The Irish Mirror has alleged that the HSE Child and Family Agency – TUSLA – is delaying investigations in to residential care child abuse claims.

The Irish Mirror´s allegations are based on details the newspaper has received relating to complaints made to the Health Information and Quality Authority (HIQA) and the length of time it has taken TUSLA to resolve them.

HIQA does not have the statutory authority to investigate allegations of poor standards in private and voluntarily run care home and foster homes, and consequently it is the role of TUSLA to investigate residential care child abuse claims in such cases.

The residential care child abuse claims published by the newspaper reveal an alarming catalogue of neglect and a failure in the duty of care owed to children by the homes in which they are placed. They also reveal how the HSE´s Child and Family Agency is also failing in its duty of care.

In one scenario published by the Irish Mirror, it took eighty days for the agency to respond to a series of communications initiated by a concerned grandparent. In another scenario it was only following the intervention of Gardai that a social worker was removed from her post.

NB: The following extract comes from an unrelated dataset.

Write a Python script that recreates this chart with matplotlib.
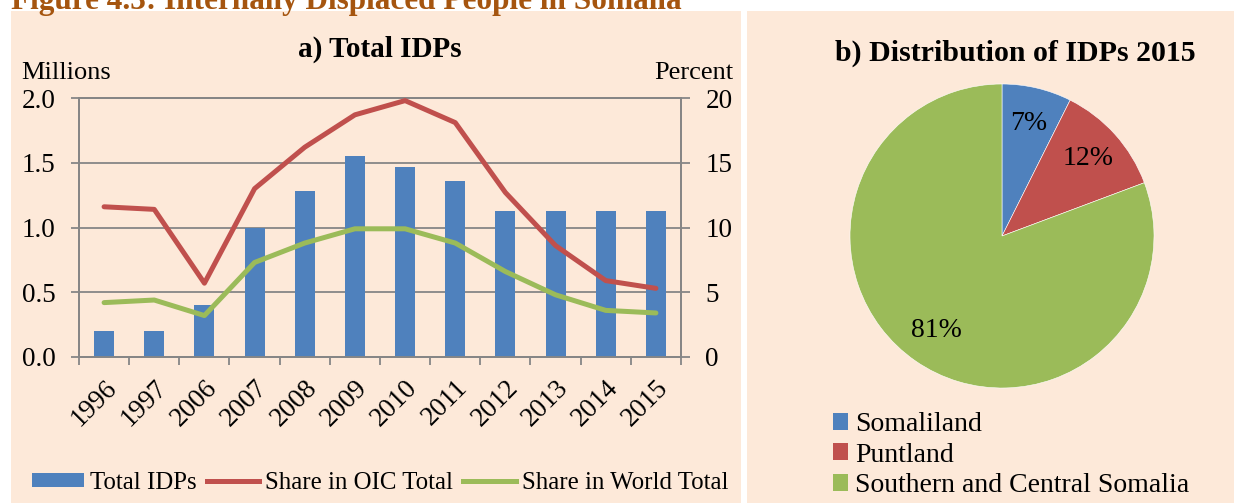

Other examples of residential child abuse claims that were referred to HIQA after failing to be investigated by TUSLA included allegations of physical and sexual abuse of two children in foster care in Wexford and allegations of bullying and sexual abuse at a children´s residential centre in Waterford

HIQA received residential care child abuse claims at a rate of more than one a week between 2012 and 2014, prompting Fianna Fail’s spokesman for children – Robert Troy – to claim that TUSLA was in “dereliction of duty”.

A spokesperson for TUSLA told the Irish Mirror: “[TUSLA] takes complaints from every source very seriously. All complaints are looked into within 30 working days. In the event that it takes longer, TUSLA keeps the complainant updated on a regular basis”.